Once you enter the gates of the palace, you walk a short distance to the entry door where you show your ticket. Thereafter, you have three choices: be on your own and follow a guide book, which is available on sale; ask for an audio guide and take the equipment with you; or, be part of a guided tour. For the Gold Room and Diamond Room, you will need additional tickets and it is mandatory to go inside only with a guide and at specific timings.
There are downsides to all three options. If you go on your own, you need to first sit down somewhere and read your guide book so that you do not miss the best and get lost in the maze of beauty. And, remember, there is beauty at every turn — the museum is famed for its collection of paintings and original Rembrandts and Matisses that stare down at you. So perhaps it is best to take the audio, you may not get answers to all your questions, and often you would need to hurry to identify what is being said in the audio, yet it is a useful device. If you take a guide, you get a good overall picture, but may miss out on the details.
Of ‘tsars & tsarinas’
This is perhaps the only museum in the world where the interiors are almost as interesting as its exhibits. The history of the Winter Palace is not more 400 years old, but it is so eventful that it requires many pages to tell the story. In essence, what we see today is not how it was when it was built as a palace for the tsars. The site along River Neva was chosen by Peter the Great, the founder of St Petersburg. From many of its windows, you have a lovely view of the river and the St Peter and Paul Fortress. Construction began with
Catherine the Great, the longest-ruling female leader of Russia. Each ruler had his or her own favourite style of architecture. They all added and subtracted to it, but perhaps the most decisive change was wrought by a fire in 1837 when much of the palace was destroyed. The refrain in Russian architectural history is that this restoration was done with care, attention to detail and a large degree of painstaking faithfulness to the original.
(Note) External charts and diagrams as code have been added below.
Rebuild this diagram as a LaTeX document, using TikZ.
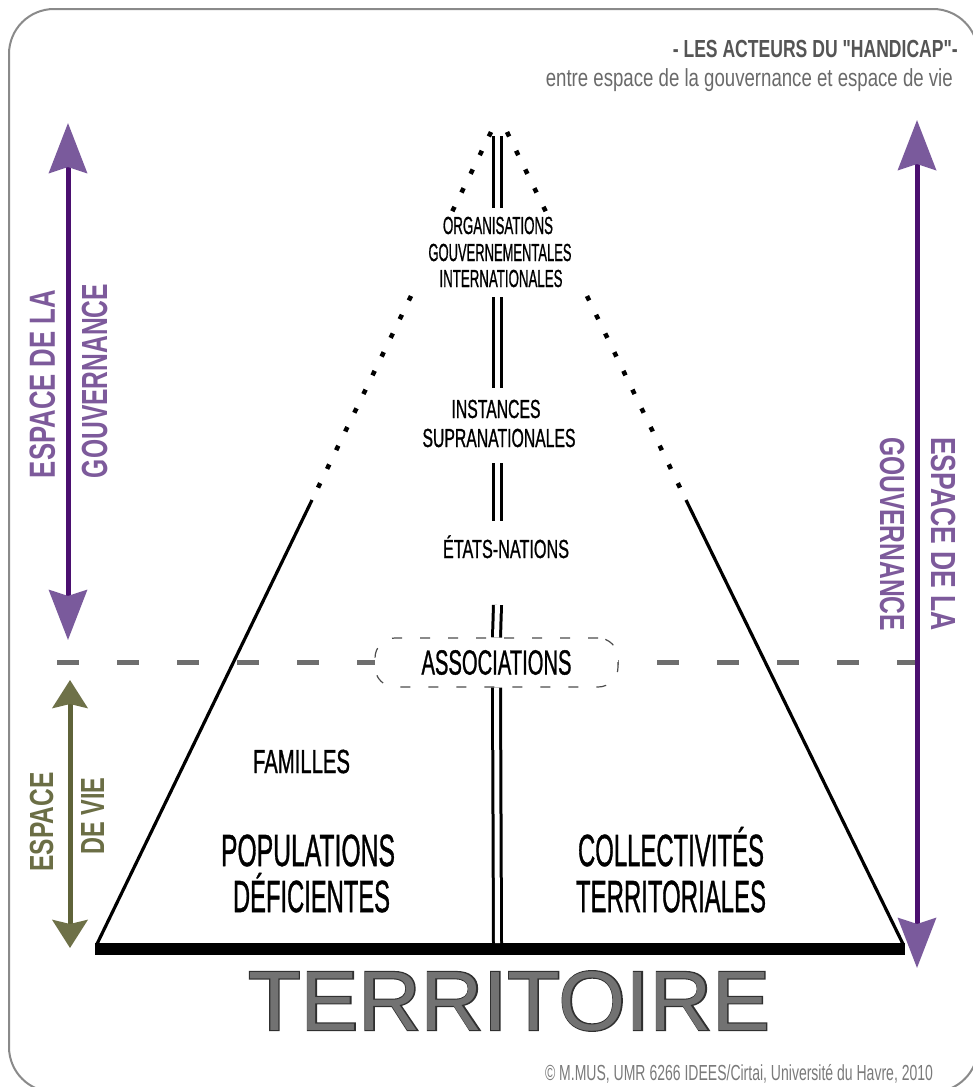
\documentclass[tikz,border=0pt]{standalone}
\usepackage{fontspec}
\usepackage{graphicx}
\setmainfont{Liberation Sans}
\newfontfamily\plainquote{Liberation Sans}[Ligatures=TeXOff]
\newfontfamily\labelfont{Liberation Sans}[FakeBold=1.2]
\newfontfamily\outlinefont{Liberation Sans}[FakeBold=2.6]
\usetikzlibrary{arrows.meta}
\definecolor{purpletext}{HTML}{7D5A9B}
\definecolor{purplehead}{HTML}{7A5A9C}
\definecolor{purpleshaft}{HTML}{4B1070}
\definecolor{olivetext}{HTML}{6B6E45}
\definecolor{olivehead}{HTML}{6E7148}
\definecolor{oliveshaft}{HTML}{5F6339}
\definecolor{framegray}{HTML}{8A8A8A}
\definecolor{dashgray}{HTML}{6E6E6E}
\definecolor{titlegray}{HTML}{555555}
\definecolor{subgray}{HTML}{6A6A6A}
\definecolor{copygray}{HTML}{7A7A7A}
\definecolor{terrgray}{HTML}{727272}
\definecolor{terredge}{HTML}{303030}
\newsavebox\fitA
\newsavebox\fitH
\newcommand\fitcap[3]{\sbox\fitA{#3}\sbox\fitH{H}%
  \pgfmathsetmacro\fitsx{#1/\the\wd\fitA}%
  \pgfmathsetmacro\fitsy{#2/\the\ht\fitH}%
  \scalebox{\fitsx}[\fitsy]{\usebox\fitA}}
\tikzset{
  lbl/.style={inner sep=0pt, anchor=base, text=black, font=\labelfont},
  plainlbl/.style={inner sep=0pt, anchor=base},
  boldlbl/.style={inner sep=0pt, anchor=base, font=\bfseries},
  sidesolid/.style={line width=3.2pt, line cap=butt},
  sidedot/.style={line width=4.5pt, dash pattern=on 5pt off 15.8pt},
  midline/.style={draw=black, line width=3pt, double=white, double distance=5pt},
  hdash/.style={draw=dashgray, line width=5pt, dash pattern=on 22pt off 38pt},
  assoc/.style={draw=black!70, line width=1.2pt, dash pattern=on 10pt off 18pt, fill=white,
    rounded corners=20pt, minimum width=243pt, minimum height=49pt, inner sep=0pt, font=\labelfont},
  govarrow/.style={draw=purpleshaft, line width=5pt,
    >={Stealth[length=50pt,width=38pt,inset=6pt,color=purplehead]}, <->},
  viearrow/.style={draw=oliveshaft, line width=5pt,
    >={Stealth[length=28pt,width=35pt,inset=4pt,color=olivehead]}, <->},
}
\begin{document}
\begin{tikzpicture}[x=1pt,y=-1pt]
\useasboundingbox (0,0) rectangle (973,1087);
\clip (0,0) rectangle (973,1087);
\fill[white] (0,0) rectangle (973,1087);
% frame
\draw[framegray, line width=2pt, rounded corners=45pt] (9,9) rectangle (978,1092);
% title
\node[boldlbl, anchor=base east, text=titlegray, font=\plainquote\bfseries] (title) at (958,57)
  {\fitcap{285}{17}{- LES ACTEURS DU "HANDICAP"-}};
\node[plainlbl, anchor=base east, text=subgray] (subtitle) at (953,86)
  {\fitcap{407}{17}{entre espace de la gouvernance et espace de vie}};
% horizontal dashed boundary
\coordinate (hl) at (57,662);
\coordinate (hr) at (917,662);
\draw[hdash] (hl) -- (hr);
% pyramid
\coordinate (apexL) at (491,132);
\coordinate (gapL1) at (452,212);
\coordinate (gapL2) at (411,296);
\coordinate (apexR) at (507,132);
\coordinate (gapR1) at (546,212);
\coordinate (gapR2) at (587,296);
\coordinate (midL) at (312,500);
\coordinate (midR) at (686,500);
\coordinate (baseL) at (97,944);
\coordinate (baseR) at (903,944);
\draw[sidedot] (apexL) -- (gapL1);
\draw[sidedot] (gapL2) -- (midL);
\draw[sidedot] (apexR) -- (gapR1);
\draw[sidedot] (gapR2) -- (midR);
\draw[sidesolid] (midL) -- (baseL);
\draw[sidesolid] (midR) -- (baseR);
\coordinate (barL) at (95,949);
\coordinate (barR) at (905,949);
\draw[line width=12pt] (barL) -- (barR);
% central double line
\coordinate (a1) at (497.5,136);
\coordinate (a2) at (497.5,208);
\coordinate (b1) at (497.5,297);
\coordinate (b2) at (497.5,388);
\coordinate (c1) at (497.5,463);
\coordinate (c2) at (497.5,521);
\coordinate (d1) at (497.5,605);
\coordinate (e2) at (497.5,943);
\draw[midline] (a1) -- (a2);
\draw[midline] (b1) -- (b2);
\draw[midline] (c1) -- (c2);
\node[assoc] (assoc) at (496.5,662.5) {\fitcap{150}{24}{ASSOCIATIONS}};
\draw[midline] (d1) -- (assoc.north);
\draw[midline] (assoc.south) -- (e2);
% level labels
\node[lbl] (oig1) at (498,234) {\fitcap{110}{17}{ORGANISATIONS}};
\node[lbl] (oig2) at (500,261) {\fitcap{143}{17}{GOUVERNEMENTALES}};
\node[lbl] (oig3) at (501,287) {\fitcap{123}{17}{INTERNATIONALES}};
\node[lbl] (sup1) at (496,418) {\fitcap{89}{18}{INSTANCES}};
\node[lbl] (sup2) at (499,447) {\fitcap{153}{18}{SUPRANATIONALES}};
\node[lbl] (etats) at (506,558) {\fitcap{126}{18}{ÉTATS-NATIONS}};
\node[lbl] (fam) at (301.5,773) {\fitcap{97}{23}{FAMILLES}};
\node[lbl] (pop1) at (308,866) {\fitcap{174}{31}{POPULATIONS}};
\node[lbl] (pop2) at (311.5,912) {\fitcap{157}{31}{DÉFICIENTES}};
\node[lbl] (col1) at (671,866) {\fitcap{186}{31}{COLLECTIVITÉS}};
\node[lbl] (col2) at (671,912) {\fitcap{190}{31}{TERRITORIALES}};
\node[plainlbl, text=terredge, font=\outlinefont] (terrshade) at (509,1030) {\fitcap{522}{58}{TERRITOIRE}};
\node[plainlbl, text=terrgray] (terr) at (509,1030) {\fitcap{522}{58}{TERRITOIRE}};
\node[plainlbl, text=copygray] (copy) at (739,1080)
  {\fitcap{388}{15}{© M.MUS, UMR 6266 IDEES/Cirtai, Université du Havre, 2010}};
% left governance arrow
\coordinate (gLt) at (68,123);
\coordinate (gLb) at (68,640);
\draw[govarrow] (gLt) -- (gLb);
\node[boldlbl, rotate=90, text=purpletext] (gl1) at (55,384) {\fitcap{188}{25}{ESPACE DE LA}};
\node[boldlbl, rotate=90, text=purpletext] (gl2) at (107,381) {\fitcap{194}{25}{GOUVERNANCE}};
% vie arrow
\coordinate (vt) at (70,680);
\coordinate (vb) at (70,948);
\draw[viearrow] (vt) -- (vb);
\node[boldlbl, rotate=90, text=olivetext] (v1) at (53,822) {\fitcap{99}{23}{ESPACE}};
\node[boldlbl, rotate=90, text=olivetext] (v2) at (104,816) {\fitcap{77}{23}{DE VIE}};
% right governance arrow
\coordinate (gRt) at (917,120);
\coordinate (gRb) at (917,968);
\draw[govarrow] (gRt) -- (gRb);
\node[boldlbl, rotate=-90, text=purpletext] (gr1) at (931,534) {\fitcap{194}{24}{ESPACE DE LA}};
\node[boldlbl, rotate=-90, text=purpletext] (gr2) at (880,534) {\fitcap{194}{24}{GOUVERNANCE}};
\end{tikzpicture}
\end{document}
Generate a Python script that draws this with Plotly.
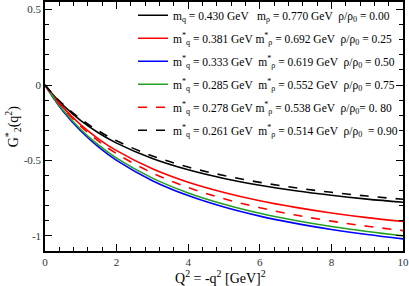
import plotly.graph_objects as go

Q2 = [0, 0.25, 0.5, 1, 1.5, 2, 3, 4, 5, 6, 7, 8, 9, 10]

g_000 = [0, -0.071, -0.133, -0.236, -0.318, -0.385, -0.487, -0.562, -0.619, -0.664, -0.701, -0.731, -0.756, -0.777]
g_025 = [0, -0.0785, -0.148, -0.264, -0.358, -0.435, -0.555, -0.644, -0.712, -0.767, -0.811, -0.848, -0.879, -0.905]
g_050 = [0, -0.0915, -0.172, -0.305, -0.412, -0.50, -0.634, -0.733, -0.809, -0.869, -0.917, -0.957, -0.991, -1.02]
g_075 = [0, -0.088, -0.1655, -0.295, -0.399, -0.485, -0.617, -0.715, -0.790, -0.850, -0.898, -0.938, -0.971, -1.0]
g_080 = [0, -0.081, -0.153, -0.274, -0.373, -0.455, -0.583, -0.679, -0.754, -0.813, -0.862, -0.902, -0.936, -0.965]
g_090 = [0, -0.0676, -0.127, -0.226, -0.305, -0.37, -0.470, -0.544, -0.600, -0.645, -0.681, -0.711, -0.736, -0.757]

labels = [
    "m<sub>q</sub> = 0.430 GeV   m<sub>ρ</sub> = 0.770 GeV  ρ/ρ<sub>0</sub> = 0.00",
    "m<sup>*</sup><sub>q</sub> = 0.381 GeV m<sup>*</sup><sub>ρ</sub> = 0.692 GeV  ρ/ρ<sub>0</sub> = 0.25",
    "m<sup>*</sup><sub>q</sub> = 0.333 GeV  m<sup>*</sup><sub>ρ</sub> = 0.619 GeV  ρ/ρ<sub>0</sub> = 0.50",
    "m<sup>*</sup><sub>q</sub> = 0.285 GeV  m<sup>*</sup><sub>ρ</sub> = 0.552 GeV  ρ/ρ<sub>0</sub> = 0.75",
    "m<sup>*</sup><sub>q</sub> = 0.278 GeV m<sup>*</sup><sub>ρ</sub> = 0.538 GeV  ρ/ρ<sub>0</sub>= 0. 80",
    "m<sup>*</sup><sub>q</sub> = 0.261 GeV  m<sup>*</sup><sub>ρ</sub> = 0.514 GeV  ρ/ρ<sub>0</sub>  = 0.90",
]
series = [g_000, g_025, g_050, g_075, g_080, g_090]
colors = ["#000000", "#ff0000", "#0000ff", "#22a022", "#ff0000", "#000000"]
dashes = ["solid", "solid", "solid", "solid", "dash", "dash"]

fig = go.Figure()
for i, (y, lab, c, d) in enumerate(zip(series, labels, colors, dashes)):
    fig.add_trace(go.Scatter(x=Q2, y=y, mode="lines", name=lab, legendgroup=f"g{i}",
                             line=dict(color=c, dash=d, width=1.6, shape="spline")))

font = "Liberation Serif, Times New Roman, serif"
fig.update_layout(
    width=409, height=286,
    margin=dict(l=45, r=6, t=2, b=35, autoexpand=False),
    paper_bgcolor="white", plot_bgcolor="white",
    font=dict(family=font, size=12, color="black"),
    showlegend=True,
    legend=dict(x=1, y=1.005, xanchor="right", yanchor="top", maxheight=1,
                bgcolor="rgba(0,0,0,0)", font=dict(family=font, size=11.5),
                traceorder="grouped", tracegroupgap=4, itemwidth=30),
    annotations=[
        dict(text="Q<sup>2</sup> = -q<sup>2</sup> [GeV]<sup>2</sup>", xref="paper", yref="paper",
             x=0.49, y=-0.103, xanchor="center", yanchor="middle", showarrow=False,
             font=dict(family=font, size=14)),
        dict(text="G<sup>*</sup><sub>2</sub>(q<sup>2</sup>)", xref="paper", yref="paper",
             x=-0.09, y=0.5, xanchor="center", yanchor="middle", showarrow=False, textangle=-90,
             font=dict(family=font, size=14)),
    ],
)
fig.update_xaxes(
    range=[0, 10], tickvals=[0, 2, 4, 6, 8, 10], ticktext=["0", "2", "4", "6", "8", "10"],
    ticks="inside", ticklen=7, tickwidth=1, tickcolor="black",
    minor=dict(dtick=0.4, ticks="inside", ticklen=4, tickcolor="black"),
    showline=True, linecolor="black", linewidth=1.5, mirror="ticks",
    showgrid=False, zeroline=False, automargin=False,
    tickfont=dict(family=font, size=11, color="#333333"),
)
fig.update_yaxes(
    range=[-1.1, 0.55], tickvals=[-1, -0.5, 0, 0.5], ticktext=["-1", "-0.5", "0", "0.5"],
    ticks="inside", ticklen=7, tickwidth=1, tickcolor="black",
    minor=dict(dtick=0.1, ticks="inside", ticklen=4, tickcolor="black"),
    showline=True, linecolor="black", linewidth=1.5, mirror="ticks",
    showgrid=False, zeroline=False, automargin=False,
    tickfont=dict(family=font, size=11, color="#333333"),
)
fig.write_html("out.html", config={"displayModeBar": False},
               post_script="document.body.style.margin='0';document.body.style.overflow='hidden';")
So the palace was literally reconstructed. In 1917, it became the provisional government for the Bolsheviks. Eventually, it went back into being a museum and today has branches not just in different buildings in St Petersburg itself, but also outside the country.
Although located in the Winter Palace, the museum had always been visualised as one. Catherine the Great, somewhere around 1764, acquired 225 paintings of western European masters. This was the first acquisition. Collecting art items soon became an obsession. Thirty-two years later, when Catherine died, she left behind 4,000 paintings. She was not too fond of sculptures, the story goes, and so they were all housed in the summer palace at the other end of the town. After her demise, they were also brought here and the need to catalogue and organise the artefacts gave birth to The Hermitage, named so then.
As you walk through the museum, you will find groups of people from all over the world walking with you. It takes at least a couple of hours to just get a hang of your surroundings — and yourself. Finally, when you start seeing the exhibits, you lose yourself all over again. I would advise you to visit the Gold Room, even though it costs extra. If you want to see the Diamond Room as well, you may need to devote at least two days to The Hermitage.
Fatigue may overcome you, given the vast expanse you have to traverse. Fortunately, there is a café waiting to revive you, so that you can go back to the paintings with renewed energy. Then, as you sit with the great art works of the world, you will wonder at the boundary-less appeal of art.